Anyone with a rescue dog will be quick to tell you how much a rescue has changed their life. Giving second chances to disadvantaged dogs is a reward in itself, not to mention the love and appreciation rescued pups give us. Yet while millions of dogs live in shelters, a large portion of dog people continue to buy designer or purebred dogs from breeders. The trend is in decline, but the issue remains.
At least some lawmakers are working to fix it. In New York state, a new law under consideration attempts to encourage the “adopt don’t shop” mentality. The law states that anyone who adopts a dog or cat from an animal shelter will be given a $125 tax credit per animal adopted.
The credit only applies to domestic animals like dogs and cats, so you won’t get money for adopting a gator or anything like that. The law was designed to cover the cost of standard adoption fees and ease some of the financial burden.
Ideally, the new law will encourage people to rescue animals in need of homes rather than purchasing animals from breeders. As to whether the bill will also allow rescue organizations or people who previously rescued animals to receive tax credits, that remains unclear. Everything is still in the early stages.
Adoption VS. Purchase: By The Numbers
Data gathered by the American Pet Product Association estimates that about 78 million dogs live in homes throughout the United States. That makes for approximately 44% of all U.S. households with dogs. While about 23% of those dogs are adopted through rescue organizations, a greater 34% still come from breeders. That means millions of dogs!
Sadly, the APPA’s data also found approximately 1.5 million shelter animals are euthanized every year (670,000 dogs and 860,000 cats.) If more states were to consider laws like the one proposed in New York, this number could get significantly lower. The process becomes a cycle: more animals get adopted leaving more room in shelters for others in need.
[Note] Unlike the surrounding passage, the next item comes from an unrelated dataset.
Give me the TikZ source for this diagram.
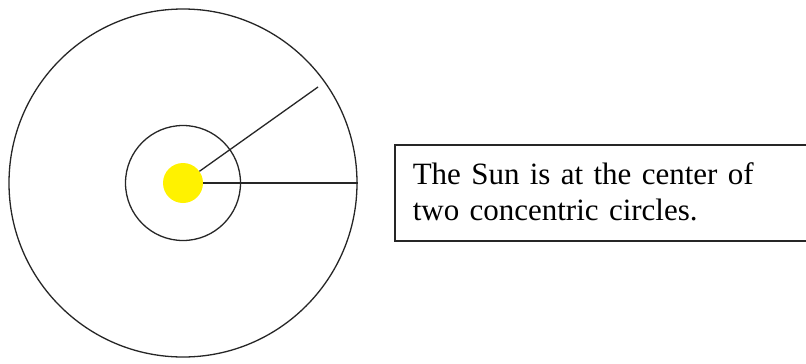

Does Waving Adoption Fees Work?
There’s no simple answer to this question, but a lot of evidence points to yes. Many shelters that take part in “Clear The Shelters” events end up rehoming dozens of homeless dogs. “Clear The Shelters” events include reduced or waived adoption fees for available animals. In 2019, 40 Chicago shelters participated in such events. 1,632 animals were adopted in a single day. One organization, McHenry County Animal Control, even adopted out all their remaining dogs!
It appears that cost may be a factor for many potential adopters. If this bill passes, that could become an issue of the past.